In regard of the foregoing, Shannon identified two of the three significant elements associated with reliable communications. The first concerned the probability of error, whereby in an event of sufficient noise corruption, the information cannot be reproduced at the decoder. This established a need for a system wherein as code length increases, the probability of error decreases, preferably exponentially.
The second significant element of noise removal related to the rate of the communication, which is the ratio of the length of the original information to the length in its coded form. Shannon proved mathematically that there is a maximum rate of transmission for any given transmission medium, called the channel capacity C.
The standard model for noise is Gaussian. In the case of Gaussian noise, the maximum rate of the data channel between the encoder and the decoder as determined by Shannon corresponds to the relationship C=(½)log2(1+P/σ2), where P/σ2 corresponds to the signal-to-noise ratio (i.e., the ratio of the signal power to the noise power, where power is the average energy per transmitted symbol). Here the value P corresponds to a power constraint. More specifically, there is a constraint on the amount of energy that would be used during transmission of the information.
The third significant element associated with reliable communications is the code complexity, comprising encoder and decoder size (e.g., size of working memory and processors), the encoder and decoder computation time, and the time delay between sequences of source information and decoded information.
To date, no one other than the inventors herein has achieved a computationally feasible, mathematically proven scheme that achieves rates of transmission that are arbitrarily close to the Shannon capacity, while also achieving exponentially small error probability, for an additive noise channel.
Low density parity check (LDPC) codes and so called “turbo” codes were empirically demonstrated (in the 1990s) through simulations to achieve high rate and small error probability for a range of code sizes, that make these ubiquitous for current coded communications devices, but these codes lack demonstration of performance scalability for larger code sizes. It has not been proven mathematically that for rate near capacity, that these codes will achieve the low probabilities of error that will in the future be required of communications systems.
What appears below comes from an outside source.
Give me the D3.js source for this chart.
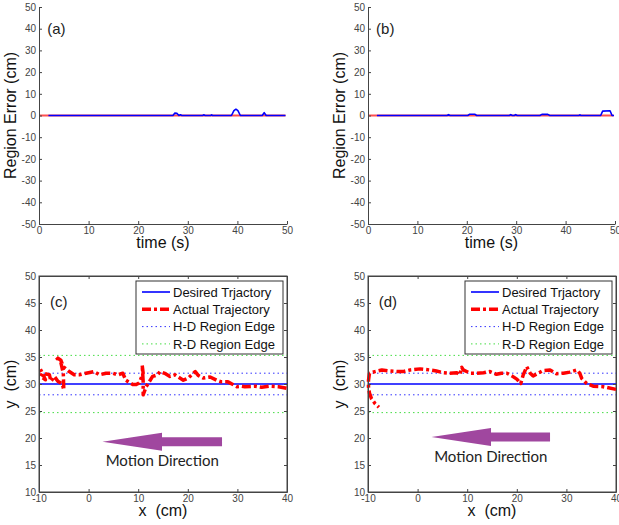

An exception is the case of the comparatively simple erasure channel, which is not an additive noise channel.
Polarization codes, a more recent development of the last three years of a class of computationally feasible codes for channels with a finite input set, do achieve any rate below capacity, but the scaling of the error probability is not as effective.
There is therefore a need for a code system for communications that can be mathematically proven as well as empirically demonstrated to achieve the necessary low probabilities of error, high rate, and feasible complexity, for real-valued additive noise channels.
There is additionally a need for a code system that can mathematically be proven to be scalable wherein the probability of error decreases exponentially as the code word length is increased, with an acceptable scaling of complexity, and at rates of transmission that approach the Shannon capacity.